その当時、渡辺貞夫がアメリカから帰ってきて、その早稲田のダンモ研に来た時のこと。もう、ぶったまげたそうな。その日を境に、日本のジャズが一気に変わったと言い伝えられているそうな。そして早稲田ダンモ研からは、数々の有名ミュージシャンが育ち、そしてタモリはミュージシャンを挫折しながら、しゃべりが面白いのでMCに回され、今のタモリに引き継がれるわけです。
なんでも、タモリはトランペットのハイトーンが出なくて、無理に出そうとしたら笑ってるような音になり、それをして「マイルスのラッパは泣いているが、オマエのは笑っている」と言われて、MCに転向したとのこと。
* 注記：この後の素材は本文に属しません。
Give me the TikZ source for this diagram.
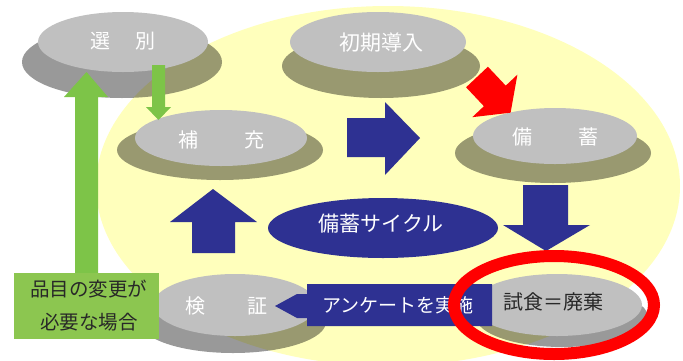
\documentclass[tikz,border=0pt]{standalone}
\usepackage{fontspec}
\setmainfont{Noto Sans CJK JP}
\usetikzlibrary{shapes.geometric}
\definecolor{bgyellow}{RGB}{255,255,188}
\definecolor{disk}{RGB}{192,192,192}
\definecolor{navy}{RGB}{46,49,146}
\definecolor{garrow}{RGB}{125,196,72}
\definecolor{gbox}{RGB}{140,198,80}
\definecolor{darktext}{RGB}{40,40,40}
\tikzset{
  shadowdisk/.style={ellipse, inner sep=0pt, fill=black, fill opacity=0.4, draw=none},
  topdisk/.style={ellipse, inner sep=0pt, fill=disk, draw=none},
  disklabel/.style={text=white, font=\fontsize{20}{24}\selectfont, inner sep=0pt},
  bluearrow/.style={fill=navy, draw=none},
  greenarrow/.style={fill=garrow, draw=none}
}
\begin{document}
\begin{tikzpicture}[x=1pt,y=-1pt]
\useasboundingbox (0,0) rectangle (683,360);
% background
\fill[bgyellow] (388,186) ellipse [x radius=292, y radius=180];
% disks
\node[shadowdisk, minimum width=200pt, minimum height=72pt] (selS) at (122,62) {};
\node[topdisk, minimum width=170pt, minimum height=60pt] (sel) at (123,42) {};
\node[shadowdisk, minimum width=198pt, minimum height=64pt] (initS) at (381,66) {};
\node[topdisk, minimum width=176pt, minimum height=60pt] (init) at (378,42) {};
\node[shadowdisk, minimum width=206pt, minimum height=60pt] (supS) at (220,150) {};
\node[topdisk, minimum width=172pt, minimum height=56pt] (sup) at (221,138) {};
\node[shadowdisk, minimum width=196pt, minimum height=60pt] (stoS) at (553,153) {};
\node[topdisk, minimum width=164pt, minimum height=56pt] (sto) at (555,136) {};
\node[shadowdisk, minimum width=186pt, minimum height=62pt] (verS) at (233,322) {};
\node[topdisk, minimum width=164pt, minimum height=62pt] (ver) at (235,305) {};
\node[shadowdisk, minimum width=172pt, minimum height=60pt] (tasS) at (562,317) {};
\node[topdisk, minimum width=170pt, minimum height=62pt] (tas) at (557,305) {};
% disk labels
\node[disklabel] (selT) at (122.5,41) {選\hspace{25pt}別};
\node[disklabel, font=\fontsize{21}{24}\selectfont] (initT) at (381,43) {初期導入};
\node[disklabel] (supT) at (221,140) {補\hspace{46pt}充};
\node[disklabel] (stoT) at (555,137) {備\hspace{46pt}蓄};
\node[disklabel] (verT) at (226,306) {検\hspace{42pt}証};
\node[disklabel, text=darktext] (tasT) at (553,302) {試食＝廃棄};
% green arrows
\fill[greenarrow] (75,273) -- (75,97) -- (64,97) -- (86.5,72) -- (108,97) -- (98,97) -- (98,273) -- cycle;
\fill[greenarrow] (152,65) -- (165,65) -- (165,107) -- (171,107) -- (158.5,120) -- (146,107) -- (152,107) -- cycle;
% blue arrows
\fill[bluearrow] (347,118) -- (385,118) -- (385,102) -- (420,138) -- (385,175) -- (385,157) -- (347,157) -- cycle;
\fill[bluearrow] (523,185) -- (568,185) -- (568,225) -- (590,225) -- (546,251) -- (503,225) -- (523,225) -- cycle;
\fill[bluearrow] (192,253) -- (192,222) -- (170,222) -- (213,189) -- (257,222) -- (235,222) -- (235,253) -- cycle;
% red arrow
\begin{scope}[shift={(477,77)}, rotate=-46.7]
\fill[red] (0,-15) -- (26,-15) -- (26,-31) -- (49,0) -- (26,31) -- (26,15) -- (0,15) -- cycle;
\end{scope}
% cycle label
\node[ellipse, fill=navy, inner sep=0pt, minimum width=230pt, minimum height=60pt] (cyc) at (383,228) {};
\node[text=white, font=\fontsize{21}{24}\selectfont, inner sep=0pt] (cycT) at (381,224) {備蓄サイクル};
% green condition box
\node[fill=gbox, minimum width=145pt, minimum height=66pt, inner sep=0pt] (cond) at (86.5,306) {};
\node[text=darktext, font=\fontsize{19.5}{33}\selectfont, align=center, inner sep=0pt] (condT) at (89,305.5) {品目の変更が\\必要な場合};
% survey arrow
\fill[navy] (307,284) -- (492,284) -- (492,326) -- (307,326) -- (307,318) -- (297,318) -- (275,306) -- (297,294) -- (307,294) -- cycle;
\node[text=white, font=\fontsize{19}{22}\selectfont, inner sep=0pt] (survT) at (398,305) {アンケートを実施};
% red ring
\draw[red, line width=12pt] (554,305) ellipse [x radius=100, y radius=49];
\end{tikzpicture}
\end{document}
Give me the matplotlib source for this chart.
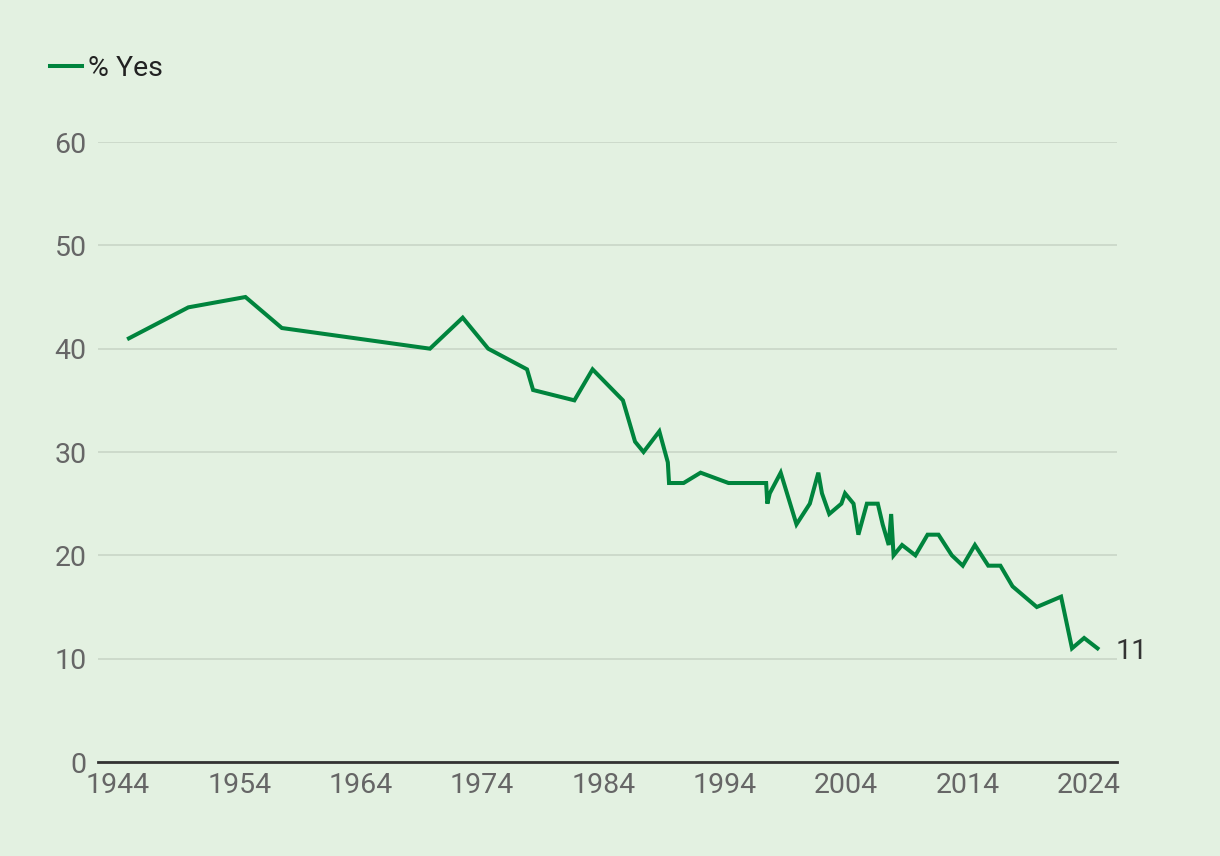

ただ、その後、「マイルス・スマイルズ」なるアルバムが出て、タモリは「マイルスも笑ってますけど」と言い返しに言ったとか。
そんないろんなエピソードが語られながら、一つ、よくわからない話がありました。最近の学生は人間関係が薄いみたいな話になって、タモリが「それは『キーム』をやらなくなったからじゃない?」と言うのです。キーム、、、ちょっと耳慣れない言葉です。
注釈には「ジャズのリズムのルーツはアフリカの割礼にあり」など、よくわからないことが書いてあるだけ。ただ、当時のジャズ界は名前を逆さまにするのが流行っていて、例えば「モダン」は「ダンモ」、「女」は「なおん」、そして「森田」は「タモリ」という具合に、タモリも当時からタモリだったそうです。
ですので、「キーム」を逆さまにすると「ムキ」になるわけで、注釈から推測するに、「くっだらないことやってたんだな~!」とおよそのイメージができて、一人で笑ってしまいました。合宿の通過儀礼として「キーム」が伝統的に行われてたようで、逃げ回る同級生や後輩に次々とキームをかけては親睦を深めていたそうです。
当時の学生は娯楽が少なかったのか、本当に下らないことやってたんだな~、となんかちょっと羨ましくもあり。今の学生はどうなんだろう。なんとなくスマホばかりいじってる雰囲気があるし、その一方で一人で飯を食えない文化になっているような。つまり、一人でいることは恥なる風潮があり、友達のいない人間はトイレの個室で弁当を食ってたりするそなんです。
確かそんな話も聞いたことはあります。それに対して、当時の学生は「一人でいることがカッコイイ」なる風潮もあり、その意味で、私が学生の頃はその端境期だった気もします。私は当然、一人でいるのがカッコイイ派だったのですが、そんな私を見て「怪しい」と言う同級生もいました。
ただ、そんな奴が面白くないはずもなく、次第に周囲から私に関心を持つようになり、嫌々ながら友達がたくさんできる学生時代でした。それにしても、最近の学生はますます「くだらないこと」をしなくなってる印象があり、ちょっと寂しい気もしています。
私などは、かなり変わった学生だったようで、下系も含めて、それなりに「くだらないこと」をやったように思います。「ドン引き」されることも、一度や二度ではなく。ま、「くだらないこと」ができるのも学生のうち、、、とか思いながら、そんな奴は大人になっても「くだらないこと」をやり続けるように気がしないでもなし。いつまでもバカでありたいと思います。さすがに「キーム」はしないですが。